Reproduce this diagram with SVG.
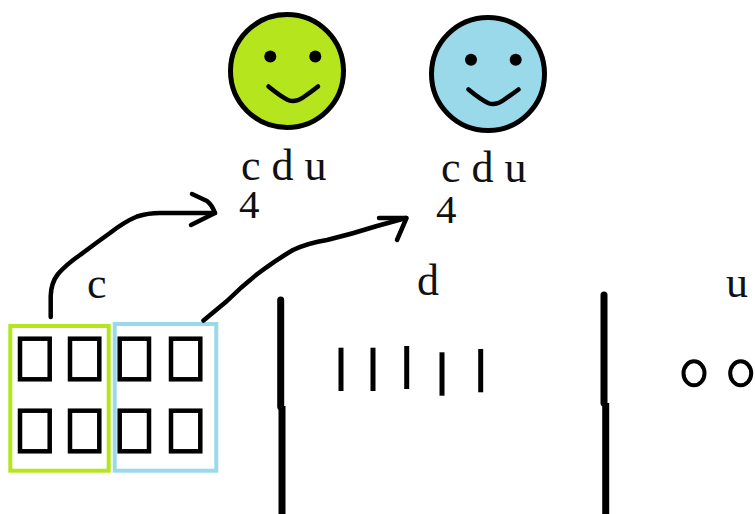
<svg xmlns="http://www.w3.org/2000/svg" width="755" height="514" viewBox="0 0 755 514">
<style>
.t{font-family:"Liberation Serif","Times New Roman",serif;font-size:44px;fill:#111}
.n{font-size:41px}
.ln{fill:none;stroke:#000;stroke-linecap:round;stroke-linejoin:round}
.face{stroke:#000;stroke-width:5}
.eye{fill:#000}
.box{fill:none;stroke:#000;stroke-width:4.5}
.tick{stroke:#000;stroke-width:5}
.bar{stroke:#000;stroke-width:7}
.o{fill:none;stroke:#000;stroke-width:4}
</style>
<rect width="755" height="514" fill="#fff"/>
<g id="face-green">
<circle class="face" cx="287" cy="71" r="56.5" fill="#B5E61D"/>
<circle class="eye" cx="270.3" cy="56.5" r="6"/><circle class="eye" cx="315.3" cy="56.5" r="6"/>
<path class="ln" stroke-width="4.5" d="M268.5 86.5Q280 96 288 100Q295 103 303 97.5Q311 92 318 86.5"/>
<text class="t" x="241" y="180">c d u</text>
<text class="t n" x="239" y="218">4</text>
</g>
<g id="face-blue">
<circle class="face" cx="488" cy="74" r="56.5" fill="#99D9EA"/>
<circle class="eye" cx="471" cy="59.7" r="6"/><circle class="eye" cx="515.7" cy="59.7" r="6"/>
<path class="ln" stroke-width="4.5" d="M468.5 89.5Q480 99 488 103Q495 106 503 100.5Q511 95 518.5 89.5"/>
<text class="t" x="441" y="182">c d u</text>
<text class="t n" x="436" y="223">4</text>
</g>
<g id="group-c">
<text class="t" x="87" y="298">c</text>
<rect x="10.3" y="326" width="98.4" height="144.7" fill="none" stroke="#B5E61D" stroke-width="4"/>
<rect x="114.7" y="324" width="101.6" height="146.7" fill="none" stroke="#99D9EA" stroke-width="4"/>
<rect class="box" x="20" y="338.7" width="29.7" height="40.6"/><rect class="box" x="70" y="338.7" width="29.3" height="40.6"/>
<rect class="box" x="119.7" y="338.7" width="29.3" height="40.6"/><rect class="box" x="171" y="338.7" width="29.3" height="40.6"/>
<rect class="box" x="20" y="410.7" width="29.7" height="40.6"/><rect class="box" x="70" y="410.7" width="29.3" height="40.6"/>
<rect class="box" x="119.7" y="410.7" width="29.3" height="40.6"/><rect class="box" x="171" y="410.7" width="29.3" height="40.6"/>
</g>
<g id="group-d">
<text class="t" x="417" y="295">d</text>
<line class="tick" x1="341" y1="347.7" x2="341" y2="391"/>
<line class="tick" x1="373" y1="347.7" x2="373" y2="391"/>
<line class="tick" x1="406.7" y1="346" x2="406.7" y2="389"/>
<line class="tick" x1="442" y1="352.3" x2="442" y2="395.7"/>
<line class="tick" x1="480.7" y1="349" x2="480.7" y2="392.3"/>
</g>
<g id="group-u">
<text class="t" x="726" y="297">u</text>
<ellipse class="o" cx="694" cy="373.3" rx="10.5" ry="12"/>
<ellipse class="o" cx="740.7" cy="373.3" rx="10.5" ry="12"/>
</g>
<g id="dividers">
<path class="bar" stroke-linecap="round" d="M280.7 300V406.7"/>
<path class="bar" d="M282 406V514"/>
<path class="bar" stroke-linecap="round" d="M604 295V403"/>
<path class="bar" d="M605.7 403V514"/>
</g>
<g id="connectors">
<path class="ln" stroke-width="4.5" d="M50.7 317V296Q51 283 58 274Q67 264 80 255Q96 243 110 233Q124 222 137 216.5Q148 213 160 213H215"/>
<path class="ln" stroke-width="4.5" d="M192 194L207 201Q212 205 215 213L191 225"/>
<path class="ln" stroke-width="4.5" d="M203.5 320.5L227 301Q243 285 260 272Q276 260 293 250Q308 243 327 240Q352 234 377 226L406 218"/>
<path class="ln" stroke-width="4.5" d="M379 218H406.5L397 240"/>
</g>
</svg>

+ + + + +

Request
Would you set down the listing exactly, omitting pictures?

Answer for the task
Reproduce this diagram with SVG.
<svg xmlns="http://www.w3.org/2000/svg" width="755" height="514" viewBox="0 0 755 514">
<style>
.t{font-family:"Liberation Serif","Times New Roman",serif;font-size:44px;fill:#111}
.n{font-size:41px}
.ln{fill:none;stroke:#000;stroke-linecap:round;stroke-linejoin:round}
.face{stroke:#000;stroke-width:5}
.eye{fill:#000}
.box{fill:none;stroke:#000;stroke-width:4.5}
.tick{stroke:#000;stroke-width:5}
.bar{stroke:#000;stroke-width:7}
.o{fill:none;stroke:#000;stroke-width:4}
</style>
<rect width="755" height="514" fill="#fff"/>
<g id="face-green">
<circle class="face" cx="287" cy="71" r="56.5" fill="#B5E61D"/>
<circle class="eye" cx="270.3" cy="56.5" r="6"/><circle class="eye" cx="315.3" cy="56.5" r="6"/>
<path class="ln" stroke-width="4.5" d="M268.5 86.5Q280 96 288 100Q295 103 303 97.5Q311 92 318 86.5"/>
<text class="t" x="241" y="180">c d u</text>
<text class="t n" x="239" y="218">4</text>
</g>
<g id="face-blue">
<circle class="face" cx="488" cy="74" r="56.5" fill="#99D9EA"/>
<circle class="eye" cx="471" cy="59.7" r="6"/><circle class="eye" cx="515.7" cy="59.7" r="6"/>
<path class="ln" stroke-width="4.5" d="M468.5 89.5Q480 99 488 103Q495 106 503 100.5Q511 95 518.5 89.5"/>
<text class="t" x="441" y="182">c d u</text>
<text class="t n" x="436" y="223">4</text>
</g>
<g id="group-c">
<text class="t" x="87" y="298">c</text>
<rect x="10.3" y="326" width="98.4" height="144.7" fill="none" stroke="#B5E61D" stroke-width="4"/>
<rect x="114.7" y="324" width="101.6" height="146.7" fill="none" stroke="#99D9EA" stroke-width="4"/>
<rect class="box" x="20" y="338.7" width="29.7" height="40.6"/><rect class="box" x="70" y="338.7" width="29.3" height="40.6"/>
<rect class="box" x="119.7" y="338.7" width="29.3" height="40.6"/><rect class="box" x="171" y="338.7" width="29.3" height="40.6"/>
<rect class="box" x="20" y="410.7" width="29.7" height="40.6"/><rect class="box" x="70" y="410.7" width="29.3" height="40.6"/>
<rect class="box" x="119.7" y="410.7" width="29.3" height="40.6"/><rect class="box" x="171" y="410.7" width="29.3" height="40.6"/>
</g>
<g id="group-d">
<text class="t" x="417" y="295">d</text>
<line class="tick" x1="341" y1="347.7" x2="341" y2="391"/>
<line class="tick" x1="373" y1="347.7" x2="373" y2="391"/>
<line class="tick" x1="406.7" y1="346" x2="406.7" y2="389"/>
<line class="tick" x1="442" y1="352.3" x2="442" y2="395.7"/>
<line class="tick" x1="480.7" y1="349" x2="480.7" y2="392.3"/>
</g>
<g id="group-u">
<text class="t" x="726" y="297">u</text>
<ellipse class="o" cx="694" cy="373.3" rx="10.5" ry="12"/>
<ellipse class="o" cx="740.7" cy="373.3" rx="10.5" ry="12"/>
</g>
<g id="dividers">
<path class="bar" stroke-linecap="round" d="M280.7 300V406.7"/>
<path class="bar" d="M282 406V514"/>
<path class="bar" stroke-linecap="round" d="M604 295V403"/>
<path class="bar" d="M605.7 403V514"/>
</g>
<g id="connectors">
<path class="ln" stroke-width="4.5" d="M50.7 317V296Q51 283 58 274Q67 264 80 255Q96 243 110 233Q124 222 137 216.5Q148 213 160 213H215"/>
<path class="ln" stroke-width="4.5" d="M192 194L207 201Q212 205 215 213L191 225"/>
<path class="ln" stroke-width="4.5" d="M203.5 320.5L227 301Q243 285 260 272Q276 260 293 250Q308 243 327 240Q352 234 377 226L406 218"/>
<path class="ln" stroke-width="4.5" d="M379 218H406.5L397 240"/>
</g>
</svg>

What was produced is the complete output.